House debates

Tuesday, 3 February 2026

Bills

Excise Tariff Amendment (Draught Beer) Bill 2025, Customs Tariff Amendment (Draught Beer) Bill 2025; Second Reading

5:51 pm

Photo of Barnaby JoyceBarnaby Joyce (New England, Pauline Hanson's One Nation Party) Share this | Hansard source

Yes, 'queen of the desert'. Yet we are doing our very best to try and put them out of business, and we will successfully put them out of business, even in my area such as Urbenville or Drake. In Drake there's a hotel called the Lunatic Hotel. They're always trying to get me to have my photo taken underneath it, but I'm not game. But these places just won't exist as that centre of a community, where you organise everything from your camp drafts to your bushfire rosters. But, most importantly, what are you going to do on the weekend? You've got to do something. You can go have a beer, have a 'countery', get away from the property for a bit and just relax.

If we lose our hotels in Australia, if we lose our little regional pubs, then we will be diminished as a nation. We are not going to maintain these hotels unless we remove the excise completely. Now, I believe the cost of removing the excise from hospitality venues is around about $2 billion. I can understand when people say, 'Well, where are you going to get the money from?' We are spending hundreds of billions of dollars on intermittent power, the so-called renewables, the euphemism for basically butchering our power grid, so you can find the money. The money is there. They say that intermittent power renewables are going to look after regional Australia. Well, they're doing a fine job of it. They're wrecking our roads. They're destroying our communities. They're putting pensioners out of their houses. Even for construction in a lot of areas, we can't find the water for the mixing of the concrete. They're a disaster. We believe that it's not that you should slow them down. We believe the construction of them should stop. That's enough. We've got enough. If you want them on your roofs, in your cities, knock yourself out. We have no problems with that. It's none of our business. But, if you want them in our areas, it is. This goes to show you the juxtaposition of things that are relevant to us in regional areas and what actually happens now.

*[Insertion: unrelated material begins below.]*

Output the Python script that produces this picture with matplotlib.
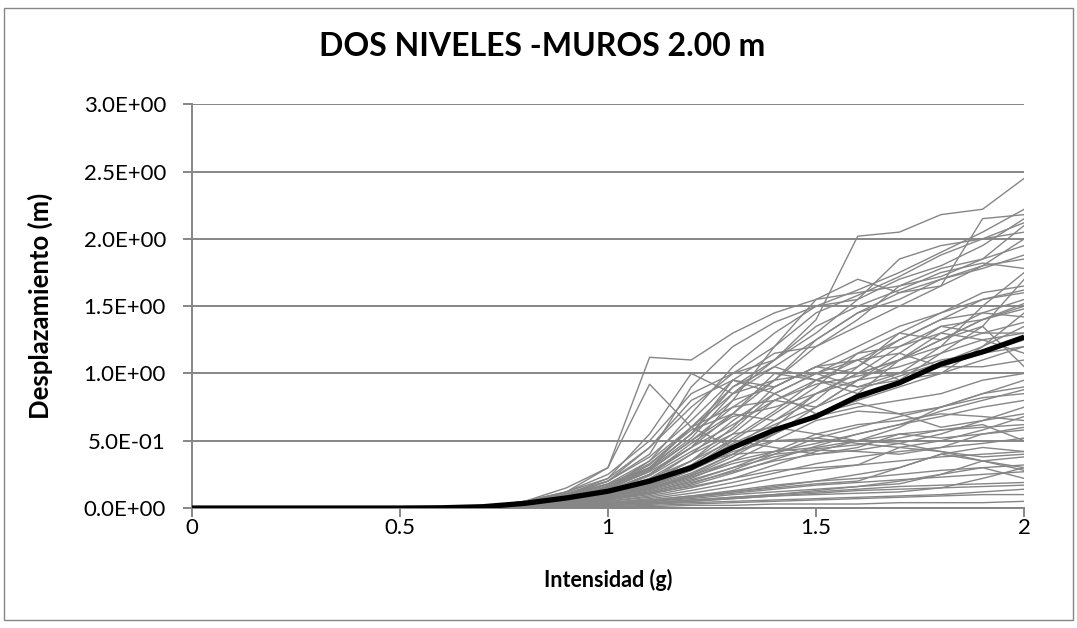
import matplotlib
matplotlib.use('Agg')
import matplotlib.pyplot as plt
from matplotlib.patches import Rectangle
from matplotlib.ticker import FuncFormatter

plt.rcParams['font.family'] = ['Lato', 'DejaVu Sans']

# Intensidad para la curva media (paso de 0.1 g)
intensidad_media = [0.0, 0.1, 0.2, 0.3, 0.4, 0.5, 0.6, 0.7, 0.8, 0.9, 1.0,
                    1.1, 1.2, 1.3, 1.4, 1.5, 1.6, 1.7, 1.8, 1.9, 2.0]
desplazamiento_medio = [0.0, 0.0, 0.0, 0.0, 0.0, 0.0, 0.002, 0.01, 0.035, 0.075, 0.125,
                        0.2, 0.3, 0.45, 0.58, 0.68, 0.83, 0.93, 1.07, 1.16, 1.27]

# Intensidad para los registros individuales (antes de 0.6 g todo es ~0)
intensidad_registros = [0.0, 0.6, 0.7, 0.8, 0.9, 1.0, 1.1, 1.2, 1.3, 1.4, 1.5, 1.6, 1.7, 1.8, 1.9, 2.0]

# Registros con desplazamientos grandes
registros_altos = [
    [0, 0, .01, .04, .10, .18, .30, .55, .90, 1.10, 1.40, 2.02, 2.05, 2.18, 2.22, 2.45],
    [0, 0, .01, .05, .15, .30, 1.12, 1.10, 1.30, 1.45, 1.55, 1.60, 1.65, 1.72, 1.85, 2.10],
    [0, 0, .01, .03, .08, .15, .35, .70, 1.05, 1.30, 1.50, 1.62, 1.75, 1.90, 2.05, 2.22],
    [0, 0, .01, .04, .12, .25, .50, .85, 1.00, 1.20, 1.55, 1.70, 1.60, 1.65, 2.15, 2.18],
    [0, 0, .00, .02, .06, .12, .25, .45, .80, 1.20, 1.45, 1.58, 1.72, 1.88, 2.00, 2.12],
    [0, 0, .01, .03, .09, .20, .40, .90, 1.20, 1.38, 1.50, 1.55, 1.85, 1.95, 2.00, 2.05],
    [0, 0, .01, .03, .07, .15, .30, .60, .75, .95, 1.20, 1.40, 1.65, 1.78, 1.85, 1.95],
    [0, 0, .01, .05, .12, .22, .45, .75, 1.00, 1.10, 1.30, 1.55, 1.70, 1.80, 1.95, 2.15],
    [0, 0, .00, .02, .06, .14, .28, .50, .70, .95, 1.25, 1.45, 1.55, 1.70, 1.80, 1.85],
    [0, 0, .01, .04, .10, .22, .55, 1.00, .85, 1.10, 1.35, 1.50, 1.62, 1.75, 1.82, 1.78],
    [0, 0, .01, .03, .08, .16, .32, .60, .85, 1.05, 1.25, 1.45, 1.60, 1.70, 1.78, 1.88],
    [0, 0, .01, .04, .11, .20, .38, .65, .95, 1.15, 1.20, 1.35, 1.50, 1.65, 1.80, 2.00],
]

# Registros con desplazamientos intermedios
registros_medios = [
    [0, 0, .01, .05, .12, .30, .92, .60, .45, .55, .70, .80, .90, 1.00, 1.10, 1.20],
    [0, 0, .01, .03, .08, .15, .30, .55, .80, .90, 1.05, 1.20, 1.35, 1.45, 1.55, 1.60],
    [0, 0, .01, .03, .07, .13, .25, .45, .70, 1.00, .95, .85, 1.10, 1.30, 1.45, 1.55],
    [0, 0, .00, .02, .05, .10, .20, .40, .65, .85, 1.00, 1.15, 1.20, 1.35, 1.40, 1.50],
    [0, 0, .01, .04, .10, .20, .45, .80, .95, .90, 1.05, 1.00, 1.10, 1.25, 1.40, 1.48],
    [0, 0, .01, .03, .06, .12, .22, .35, .55, .80, .95, 1.05, 1.25, 1.40, 1.45, 1.42],
    [0, 0, .01, .02, .05, .10, .18, .30, .50, .70, .90, 1.15, 1.30, 1.25, 1.35, 1.70],
    [0, 0, .01, .03, .09, .18, .35, .60, .90, 1.05, .95, .90, 1.00, 1.20, 1.50, 1.75],
    [0, 0, .00, .02, .05, .09, .16, .28, .45, .65, .85, 1.00, 1.10, 1.20, 1.30, 1.38],
    [0, 0, .01, .03, .07, .14, .28, .50, .75, .80, .75, .95, 1.15, 1.35, 1.30, 1.30],
    [0, 0, .01, .03, .08, .16, .30, .55, .95, .85, .70, .80, .95, 1.05, 1.15, 1.25],
    [0, 0, .00, .02, .04, .08, .15, .25, .40, .60, .85, .95, 1.00, 1.10, 1.15, 1.20],
    [0, 0, .01, .02, .06, .11, .20, .35, .60, .90, 1.05, 1.10, .95, 1.00, 1.20, 1.45],
    [0, 0, .01, .03, .07, .13, .25, .48, .68, .75, .85, 1.00, 1.20, 1.30, 1.25, 1.15],
    [0, 0, .00, .02, .05, .10, .19, .32, .52, .72, .95, 1.10, 1.15, 1.05, 1.05, 1.10],
    [0, 0, .01, .04, .09, .17, .33, .58, .70, .65, .80, 1.05, 1.30, 1.45, 1.60, 1.65],
    [0, 0, .01, .02, .05, .09, .17, .30, .48, .62, .75, .88, .98, 1.08, 1.20, 1.35],
    [0, 0, .01, .03, .06, .12, .24, .42, .58, .85, 1.00, .90, .95, 1.15, 1.35, 1.05],
    [0, 0, .00, .02, .04, .08, .14, .24, .38, .55, .75, .95, 1.10, 1.25, 1.40, 1.52],
    [0, 0, .01, .03, .07, .14, .27, .45, .62, .80, .92, .98, 1.05, 1.15, 1.25, 1.30],
    [0, 0, .01, .03, .08, .15, .29, .52, .85, .95, 1.00, 1.10, 1.25, 1.40, 1.55, 1.62],
]

# Registros con desplazamientos moderados
registros_moderados = [
    [0, 0, .01, .02, .05, .10, .18, .30, .45, .58, .68, .75, .80, .85, .95, 1.00],
    [0, 0, .00, .02, .04, .08, .14, .22, .35, .50, .65, .72, .70, .75, .85, .95],
    [0, 0, .01, .03, .06, .12, .22, .40, .55, .60, .55, .50, .60, .75, .85, .90],
    [0, 0, .00, .01, .03, .06, .11, .18, .28, .40, .52, .60, .68, .75, .82, .85],
    [0, 0, .01, .02, .05, .09, .16, .26, .40, .55, .70, .78, .70, .60, .65, .70],
    [0, 0, .00, .02, .04, .07, .12, .20, .30, .42, .55, .62, .65, .70, .68, .65],
    [0, 0, .01, .02, .05, .10, .19, .35, .50, .45, .40, .45, .55, .58, .60, .62],
    [0, 0, .00, .01, .03, .05, .09, .15, .22, .32, .42, .50, .55, .52, .55, .58],
    [0, 0, .01, .02, .05, .09, .17, .28, .42, .50, .52, .48, .45, .50, .58, .68],
    [0, 0, .00, .01, .03, .06, .10, .17, .26, .36, .46, .55, .62, .68, .75, .80],
    [0, 0, .01, .03, .06, .11, .20, .32, .40, .42, .45, .50, .48, .42, .38, .40],
    [0, 0, .00, .02, .04, .07, .13, .21, .30, .38, .44, .47, .52, .58, .62, .50],
    [0, 0, .01, .02, .04, .08, .14, .23, .33, .40, .43, .42, .40, .45, .55, .60],
    [0, 0, .00, .01, .03, .05, .08, .13, .19, .26, .33, .38, .42, .45, .48, .52],
    [0, 0, .01, .02, .05, .09, .15, .24, .35, .42, .48, .55, .62, .72, .80, .88],
    [0, 0, .00, .02, .04, .07, .12, .19, .27, .35, .40, .43, .48, .55, .65, .75],
]

# Registros con desplazamientos pequeños
registros_bajos = [
    [0, 0, .00, .01, .02, .04, .07, .11, .16, .22, .28, .32, .35, .38, .40, .42],
    [0, 0, .00, .01, .02, .04, .06, .09, .13, .17, .20, .22, .25, .28, .30, .32],
    [0, 0, .00, .01, .02, .03, .05, .08, .11, .14, .17, .19, .21, .23, .25, .27],
    [0, 0, .00, .01, .02, .03, .05, .07, .10, .12, .14, .16, .18, .25, .35, .30],
    [0, 0, .00, .01, .01, .02, .04, .06, .08, .10, .12, .14, .16, .17, .18, .19],
    [0, 0, .00, .00, .01, .02, .03, .05, .07, .09, .11, .13, .14, .15, .16, .17],
    [0, 0, .00, .00, .01, .01, .02, .03, .04, .05, .06, .07, .08, .09, .10, .10],
    [0, 0, .00, .00, .00, .01, .01, .02, .02, .03, .03, .03, .04, .04, .04, .05],
    [0, 0, .00, .01, .02, .04, .06, .09, .12, .15, .18, .20, .30, .40, .35, .28],
    [0, 0, .00, .01, .02, .03, .05, .08, .12, .16, .20, .25, .30, .40, .45, .42],
    [0, 0, .00, .01, .01, .02, .03, .05, .07, .09, .10, .11, .12, .15, .22, .30],
    [0, 0, .00, .00, .01, .02, .03, .04, .05, .06, .07, .08, .09, .10, .12, .14],
    [0, 0, .01, .02, .04, .07, .11, .16, .22, .28, .30, .32, .45, .42, .35, .38],
    [0, 0, .00, .01, .02, .03, .04, .06, .08, .10, .13, .16, .20, .25, .30, .22],
]

gris = '#868686'

fig = plt.figure(figsize=(10.77, 6.28), dpi=100)
ax = fig.add_axes([0.178, 0.191, 0.773, 0.643])

# Curvas de cada registro en gris
for grupo in [registros_altos, registros_medios, registros_moderados, registros_bajos]:
    for registro in grupo:
        ax.plot(intensidad_registros, registro, color=gris, linewidth=1.0, zorder=3)

# Curva media en negro, más gruesa
ax.plot(intensidad_media, desplazamiento_medio, color='black', linewidth=3.8,
        solid_capstyle='butt', zorder=4)

ax.set_xlim(0, 2)
ax.set_ylim(0, 3.0)
ax.set_xticks([0, 0.5, 1, 1.5, 2])
ax.set_xticklabels(['0', '0.5', '1', '1.5', '2'])
ax.set_yticks([0, 0.5, 1.0, 1.5, 2.0, 2.5, 3.0])
ax.yaxis.set_major_formatter(FuncFormatter(lambda v, p: '%.1E' % v))

ax.grid(axis='y', color=gris, linewidth=1.4, zorder=0)
ax.set_axisbelow(True)
for lado in ['top', 'right']:
    ax.spines[lado].set_visible(False)
for lado in ['left', 'bottom']:
    ax.spines[lado].set_color(gris)
    ax.spines[lado].set_linewidth(1.4)
ax.tick_params(axis='both', direction='out', length=6.5, width=1.4, color=gris,
               labelsize=16, labelcolor='black')
ax.tick_params(axis='x', pad=1)
ax.tick_params(axis='y', pad=12)

ax.set_xlabel('Intensidad (g)', fontsize=15.5, fontweight='bold', labelpad=22)
ax.set_ylabel('Desplazamiento (m)', fontsize=18.5, fontweight='bold', labelpad=22)

fig.text(0.503, 0.926, 'DOS NIVELES -MUROS 2.00 m', fontsize=23, fontweight='bold',
         ha='center', va='center')

# Marco del área del gráfico
fig.patches.append(Rectangle((0.004, 0.012), 0.992, 0.976, transform=fig.transFigure,
                             fill=False, edgecolor=gris, linewidth=1.0))

plt.savefig('out.png', dpi=100)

My office had a bit of a discussion with a few of the publicans around this area, and they say a slight reduction in the excise is not going to help them. If you freeze it—it's already too high. We've got to go beyond freezing it. We've got to get rid of the excise completely. Whether it's Donny and Tina from the top pub at Stanthorpe or the Bernhards at Walcha Road Hotel—but Stephen Ferguson, the CEO of the Australian Hotels Association, quite properly says that every drink poured into a glass in the pub creates a job. The most sociable and safest place to have a drink is in a licensed premises. We need to make sure that excise does not force people to stay at home, away from their communities. And isn't that correct? How many people in country areas have had a period of their life where they worked at a hotel? I know I worked there for a couple of years. That's part of growing up. It's part of the socialisation. It also gets you a job. It's a job that's in a local community. It's a job that's proximate. You're paid at the award rates. But that opportunity also goes.

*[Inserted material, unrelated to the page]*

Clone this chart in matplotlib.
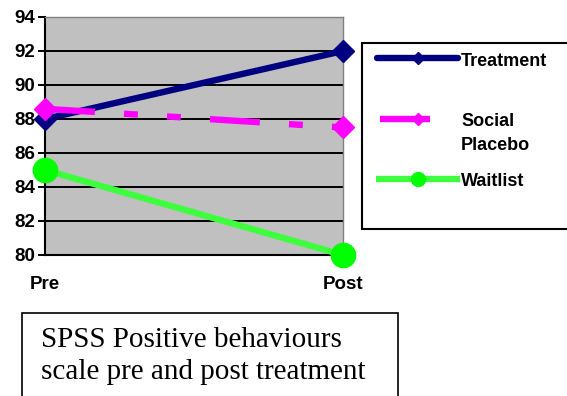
import matplotlib
matplotlib.use("Agg")
import matplotlib.pyplot as plt
from matplotlib.lines import Line2D

plt.rcParams['lines.scale_dashes'] = False

categories = ["Pre", "Post"]
treatment = [88, 92]
placebo = [88.6, 87.5]
waitlist = [85, 80]
yticks = [80, 82, 84, 86, 88, 90, 92, 94]
series_labels = ["Treatment", "Social\nPlacebo", "Waitlist"]
caption = "SPSS Positive behaviours\nscale pre and post treatment"

W, H = 567, 396
fig = plt.figure(figsize=(W / 100, H / 100), dpi=100)
fig.patch.set_facecolor("white")

def px_axes(l, t, r, b):
    return [l / W, (H - b) / H, (r - l) / W, (b - t) / H]

ax = fig.add_axes(px_axes(45, 17, 343, 255))
ax.set_facecolor("#c0c0c0")

navy = "#000080"
magenta = "#ff00ff"
green = "#3dff3d"
dash = (0, (36, 21, 10, 21, 10, 21))
x = list(range(len(categories)))

ax.plot(x, treatment, color=navy, lw=4.6, marker="D", ms=11.5,
        solid_capstyle="butt", clip_on=False, zorder=3)
ax.plot(x, placebo, color=magenta, lw=4.6, ls=dash, marker="D", ms=11.5,
        dash_capstyle="butt", clip_on=False, zorder=4)
ax.plot(x, waitlist, color=green, lw=4.6, marker="o", ms=17.5,
        markerfacecolor="#00ff00", markeredgecolor="#00ff00",
        solid_capstyle="butt", clip_on=False, zorder=5)

ax.set_xlim(0, 1)
ax.set_ylim(80, 94)
ax.set_yticks(yticks)
ax.set_xticks(x)
ax.set_xticklabels(categories)
ax.yaxis.grid(True, color="black", lw=1.4, zorder=1)
ax.set_axisbelow(True)
for lab in ax.get_xticklabels() + ax.get_yticklabels():
    lab.set_fontfamily("Liberation Sans")
    lab.set_fontweight("bold")
    lab.set_fontsize(13.5)
ax.tick_params(axis="y", direction="out", length=5, width=1.4, pad=2, color="black")
ax.tick_params(axis="x", length=0, pad=15)
ax.spines["left"].set_color("black")
ax.spines["left"].set_linewidth(1.5)
ax.spines["bottom"].set_color("black")
ax.spines["bottom"].set_linewidth(1.5)
ax.spines["top"].set_color("#808080")
ax.spines["top"].set_linewidth(1)
ax.spines["right"].set_color("#808080")
ax.spines["right"].set_linewidth(1)

# overlay axes in pixel coordinates for legend and caption box
ov = fig.add_axes([0, 0, 1, 1], zorder=10)
ov.set_xlim(0, W)
ov.set_ylim(H, 0)
ov.axis("off")
ov.patch.set_alpha(0)

# legend frame (open on the right: it runs past the figure edge)
ov.add_line(Line2D([566.9, 361.5, 361.5, 566.9], [42.5, 42.5, 228.5, 228.5],
                   color="black", lw=1.5, solid_joinstyle="miter",
                   solid_capstyle="butt", clip_on=False))
ov.add_line(Line2D([377, 458], [58, 58], color=navy, lw=4.6, solid_capstyle="round"))
ov.add_line(Line2D([418], [58], color=navy, marker="D", ms=6.5, lw=0))
ov.add_line(Line2D([380, 458], [119, 119], color=magenta, lw=4.6, ls=dash, dash_capstyle="butt"))
ov.add_line(Line2D([418], [119], color=magenta, marker="D", ms=6.5, lw=0))
ov.add_line(Line2D([376, 460], [179, 179], color=green, lw=4.6, solid_capstyle="butt"))
ov.add_line(Line2D([418], [179], color="#00ff00", marker="o", ms=10, lw=0))

lt = dict(fontfamily="Liberation Sans", fontweight="bold", fontsize=13, color="black")
ov.text(461, 61, series_labels[0], va="center", ha="left", **lt)
ov.text(461, 113, series_labels[1], va="top", ha="left", linespacing=1.5, **lt)
ov.text(461, 182, series_labels[2], va="center", ha="left", **lt)

# caption frame (open at the bottom: it runs past the figure edge)
ov.add_line(Line2D([21.5, 21.5, 397.5, 397.5], [396, 312.5, 312.5, 396],
                   color="black", lw=1.2, solid_joinstyle="miter",
                   solid_capstyle="butt", clip_on=False))
ov.text(41, 327, caption, va="top", ha="left", fontfamily="Liberation Serif",
        fontsize=21, linespacing=1.3, color="black")

fig.savefig("out.png", dpi=100)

We have to do something substantial, if we are going to stand behind the iconography of the local Australian hotel. We have to do something substantial, if we truly believe that, in a country and remote regional areas, they have a right to the most minimal form of social infrastructure. In cities, you have so much taxpayer sponsored social infrastructure. It's immense. The classic ones you can see, like the opera house or parks—sponsored by the state or basically subsidised by the state. We don't have that. What we do have—one focal point—is our local hotel, and we are not going to have those. They are closing down. I can go to places such as Warialda Rail. There used to be a pub there. It's no longer there. As you drive along, you can go through areas where there were pubs and now there's just a ramshackle building that's falling over. Why would that happen? If they were commercially viable, of course, they wouldn't close. But they're not commercially viable. People are making the best attempts to try and turn the hotels into restaurants and stuff like that. It works on a form, but, of course, if you turn it into a restaurant, you're going to have to employ chefs. You've got to find chefs. You've got to pay them all rates that are probably beyond the scope of the hotel to manage. And, obviously, you're finding a much higher price per patron, and a lot of families can't afford that.

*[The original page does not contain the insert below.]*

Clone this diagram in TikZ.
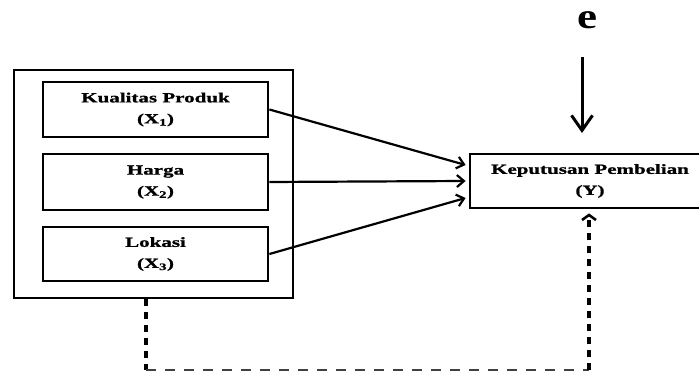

I'm going to move an amendment that we get rid of the excise on beer completely. The amendment as proposed has been circulated, so I move:

That all words after "House" be omitted with a view to substituting the following words:

"calls on the Government to support hospitality venues struggling under the growing burden of government regulation and growth in overheads by eliminating alcohol excise duty on any alcoholic product sold for consumption on-premises in a hospitality venue".